How many times have I looked in the mirror with disgust?
How many times I have I counted the stretch marks, ran my hands over lumps and bumps that surely shouldn't be there, or felt the hot tears pour down my cheeks for feeling so very "less than"...
I remember standing infront of the mirror with my cell phone in my early twenties. Click, click, click. No, no, no. These are ALL WRONG. I can't look like this. I need to be just a little bit thinner. My shoulders need to be smaller. My face is too moon shaped. Where is the perfect angle? How high can I hold this to get an angle that's actully flattering? Do I REALLY look like this? Why do I have to look like this...
My weight has bounced around. The numbers on the scale have seen all sorts of ranges. At my heaviest in my teens I cut off all of my hair in disgust at what I saw. I avoided mirrors and reflective surfaces in general as much as I could. Who was this overweight girl looking back at me? Not the girl I need to be.
I struggled with an eating disorder. Carefully measuring out anywhere from 500-700 calories per day. If I made it under 500 I felt so proud. I congratulated myself. I took more photos. This angle, this angle, this angle...? No. Still not good enough.
I went to the gym every morning for two hours before work. Swim, cardio, weights. I dropped from a 14 to a 4. But I still wasn't good enough.
I had two beautiful babies, seven years apart. My sweet, precious girls. My Madeline is 10 now, and my Elowen is 3. The first time I ever heard Madeline call herself fat was at the age of 8. What was I doing to my children? I always praised them! Not only for their looks, but for their minds! For their capabilities! For their efforts. For their kindness. Be careful little eyes what you see. I still stood infront of mirrors. I still openly grimaced. I still stood on the scale too many times in a row. Be careful little ears what you hear. I still complained to my husband. I still mourned who I "used to be"...despite never having been happy with my physical appearance at any point in time. Rose colored glasses type of view..."gosh what I would give to be as flawed as I thought I was back then!" Back then. Back then wasn't I thin? Back then wasn't I beautiful? What about now??
What will my girls ever think of themselves with a mother who can't love herself in the here and now?
I pick myself apart. And because I used to be thinner, I used to be stronger, I used to be "better", I destroy myself for where I am now.

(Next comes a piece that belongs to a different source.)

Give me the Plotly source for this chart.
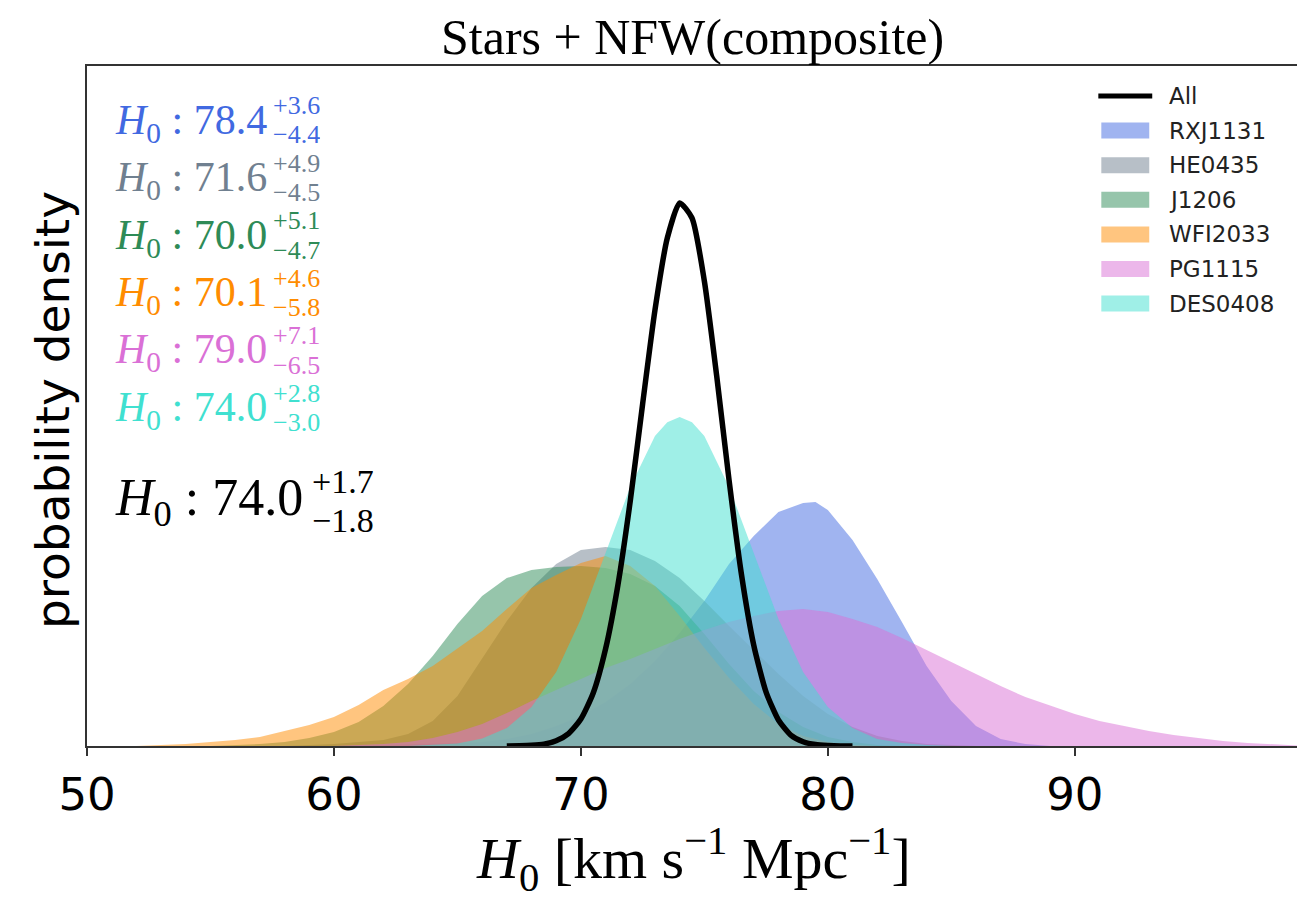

But do you know what "now" is? Now is a WARRIOR who created and birthed life. Now is a woman who has hips because she's a woman and not a little girl. Now is a woman who is soft to touch. Now is a woman who is smarter and wiser and better. We may have had a "look" back then, but we have IT ALL now. We have beautiful babies. We have husbands who get to love us AND these little tiny pieces of what that love created in living form with their own unique and special personalities.
We may be different than we used to be. But we are BEAUTIFUL. Our beauty has multiplied in many forms and it's a wonderful, miraculous thing.
I struggle, and I know hearing "but you're beautiful" doesn't smooth away that sharp pain you may also feel when you think about what used to be. But friends...we all get older. And all of us change after babies. All of us have "flaws" we pick apart and destroy ourselves over that NO ONE ELSE EVER NOTICES.
Hold your head high and embrace the fact that confidence makes you beautiful too.